Flawed as it may be, Compagnon’s book not only helps us rediscover the anti-modern tradition that stands as an antidote to a runaway modernity, it comes at a time when modern civilization, in the form of globalization, faces its gravest crisis. Phillipe Grasset (at dedefensa.org), arguably the greatest living student of modern, especially American, civilization, claims that a triumphant modernity is today completely unchained, drunk on its own power, as it remakes the planet and transforms our lives in ways that destructure all known identities and beliefs. Like earlier French Jacobins, who exported their revolution to the rest of Europe, American Jacobins in the White House and on Wall Street are today imposing their revolutionary disorder on the rest of the world, as they turn it into a monochrome, amorphous herd of consumers shorn of everything that has traditionally been the basis of our civilization.
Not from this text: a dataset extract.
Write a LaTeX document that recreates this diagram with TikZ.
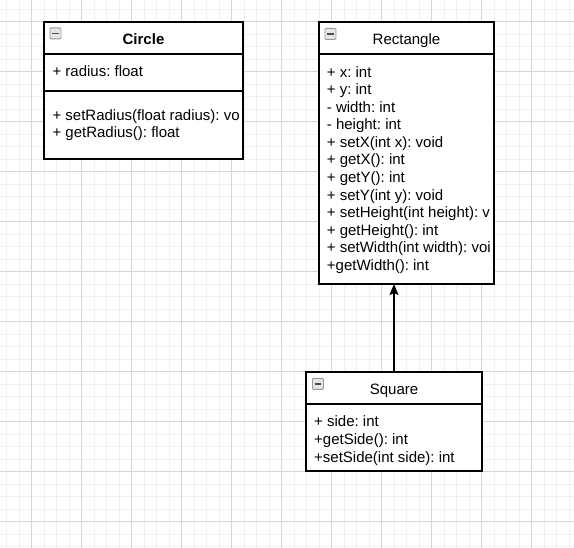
\documentclass[tikz,border=0pt]{standalone}
\usepackage{fontspec}
\setmainfont{Liberation Sans}
\usetikzlibrary{arrows.meta}
\frenchspacing
\tikzset{
  minorgrid/.style={draw=black!6, line width=0.8pt},
  majorgrid/.style={draw=black!16, line width=0.8pt},
  umlbox/.style={draw=black, fill=white, line width=1.2pt, anchor=north west, inner sep=0pt, outer sep=0pt},
  sepline/.style={draw=black, line width=1.2pt},
  txt/.style={anchor=base west, inner sep=0pt, font=\fontsize{15}{18}\selectfont},
  ttl/.style={anchor=base, inner sep=0pt, font=\fontsize{15}{18}\selectfont},
  icon/.style={draw=black!40, fill=black!10, rounded corners=1pt, line width=0.8pt, anchor=north west, minimum width=11pt, minimum height=11pt, inner sep=0pt},
  minus/.style={draw=black!70, line width=1.6pt},
  arr/.style={draw=black, line width=1.2pt, -{Stealth[length=11pt,width=9pt,inset=2pt]}}
}
\begin{document}
\begin{tikzpicture}[x=1pt,y=-1pt]
\useasboundingbox (0,0) rectangle (574,548);
\fill[white] (0,0) rectangle (574,548);
% grid
\foreach \x in {6.5,19,...,574} \draw[minorgrid] (\x,0) -- (\x,548);
\foreach \y in {9,21.5,...,548} \draw[minorgrid] (0,\y) -- (574,\y);
\foreach \x in {31.5,81.5,...,574} \draw[majorgrid] (\x,0) -- (\x,548);
\foreach \y in {21.5,71.5,...,548} \draw[majorgrid] (0,\y) -- (574,\y);

% Circle
\node[umlbox, minimum width=199pt, minimum height=137pt] (circ) at (44,22) {};
\coordinate (circh) at (44,54);
\coordinate (circd) at (44,91);
\draw[sepline] (circh) -- (circh -| circ.east);
\draw[sepline] (circd) -- (circd -| circ.east);
\node[icon] (circi) at (49.5,27.5) {};
\draw[minus] ([xshift=2.5pt]circi.west) -- ([xshift=-2.5pt]circi.east);
\node[ttl, font=\fontsize{15}{18}\selectfont\bfseries] (ct) at (143.5,44.5) {Circle};
\node[txt] (c1) at (52.3,77) {+ radius: float};
\node[txt] (c2) at (52.3,120.3) {+ setRadius(float radius): vo};
\node[txt] (c3) at (52.3,137.5) {+ getRadius(): float};

% Rectangle
\node[umlbox, minimum width=175pt, minimum height=262pt] (rect) at (319,22) {};
\coordinate (recth) at (319,54);
\draw[sepline] (recth) -- (recth -| rect.east);
\node[icon] (recti) at (324.5,28) {};
\draw[minus] ([xshift=2.5pt]recti.west) -- ([xshift=-2.5pt]recti.east);
\node[ttl] (rt) at (406.5,45) {Rectangle};
\node[txt] (r1) at (326.7,77.2) {+ x: int};
\node[txt] (r2) at (326.7,94.75) {+ y: int};
\node[txt] (r3) at (326.7,112.3) {- width: int};
\node[txt] (r4) at (326.7,129.85) {- height: int};
\node[txt] (r5) at (326.7,147.4) {+ setX(int x): void};
\node[txt] (r6) at (326.7,164.95) {+ getX(): int};
\node[txt] (r7) at (326.7,182.5) {+ getY(): int};
\node[txt] (r8) at (326.7,200.05) {+ setY(int y): void};
\node[txt] (r9) at (326.7,217.6) {+ setHeight(int height): v};
\node[txt] (r10) at (326.7,235.15) {+ getHeight(): int};
\node[txt] (r11) at (326.7,252.7) {+ setWidth(int width): voi};
\node[txt] (r12) at (326.7,270.25) {+getWidth(): int};

% Square
\node[umlbox, minimum width=176pt, minimum height=99pt] (sq) at (306,372) {};
\coordinate (sqh) at (306,404);
\draw[sepline] (sqh) -- (sqh -| sq.east);
\node[icon] (sqi) at (312,378) {};
\draw[minus] ([xshift=2.5pt]sqi.west) -- ([xshift=-2.5pt]sqi.east);
\node[ttl] (st) at (394,395) {Square};
\node[txt] (s1) at (314,427) {+ side: int};
\node[txt] (s2) at (314,444.7) {+getSide(): int};
\node[txt] (s3) at (314,462.4) {+setSide(int side): int};

% inheritance connector
\draw[arr] (sq.north) -- (sq.north |- rect.south);
\end{tikzpicture}
\end{document}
A single force compels the spiritless modernism of these latter-day Jacobins: the chaos-creating imperatives of their techno-economic cult of progress, which runs roughshod over every organic, historic, and traditional reference. Evident in Iraq, along our southern border, and in the antechambers of the European Commission, they thrive not just on the illusion that the past is discontinuous with the present, but on a “virtualism” whose artificial and self-serving constructions bear little relationship to the realities they endeavor to affect. As one White House official said to a New York Times reporter (October 17, 2004) on the subject of Bush’s “faith-based community”: “When we act, we create our own reality.” The modernist is prone, thus, to taking refuge in the illusory idea he makes of reality. This “virtualist” affirmation of illusion as reality inevitably leads to chaos, madness, and a world which is no longer our own.
Because our age’s defining conflict increasingly revolves around the battle between a destructuring modernity, in the form of globalism, and the anti-modernist forces of order rooted in the cultural and genetic heritage defining the European, the anti-modernist project has never been more pertinent. In Grasset’s view, what is at stake in this conflict is “the consciousness of existing as a specific phenomenon”—that is, identity. For as the modernist impetus of an American-driven globalism imposes its virtualist identities (based on creedal abstractions, not history, nature, or tradition), it clashes with the anti-modern project of forging an identity based on a synthesis of primordial identities and modern imperatives, as the temporal and the untimely meet and merge in a higher dialectic.
Throughout the nineteenth century and into the first half of the twentieth century, anti-modernists commanding the cultural heights of modern civilization were able, at times, to mitigate modernity’s destructive import. Since the American triumph of 1945, especially since 1989, as liberals and globalists subjected the spirit to new, more iron forms of conformity, this has changed, and anti-modernist writers and critics have been systematically purged from the public sphere.
The anti-modern, though, is not so easily suppressed, for it is the voice of history, heritage, and a reality that refuses to adapt to the modernist’s Procrustean demands.
Banned now from literature and letters, it is shifting to other fields. With the terrorist assault of 9/11, fourth-generation war in Iraq, the European referendum of 2005, etc.—the anti-modern forces of history and heritage continue to make themselves felt, for as our clueless modernists fail to understand, the past is never dead and gone.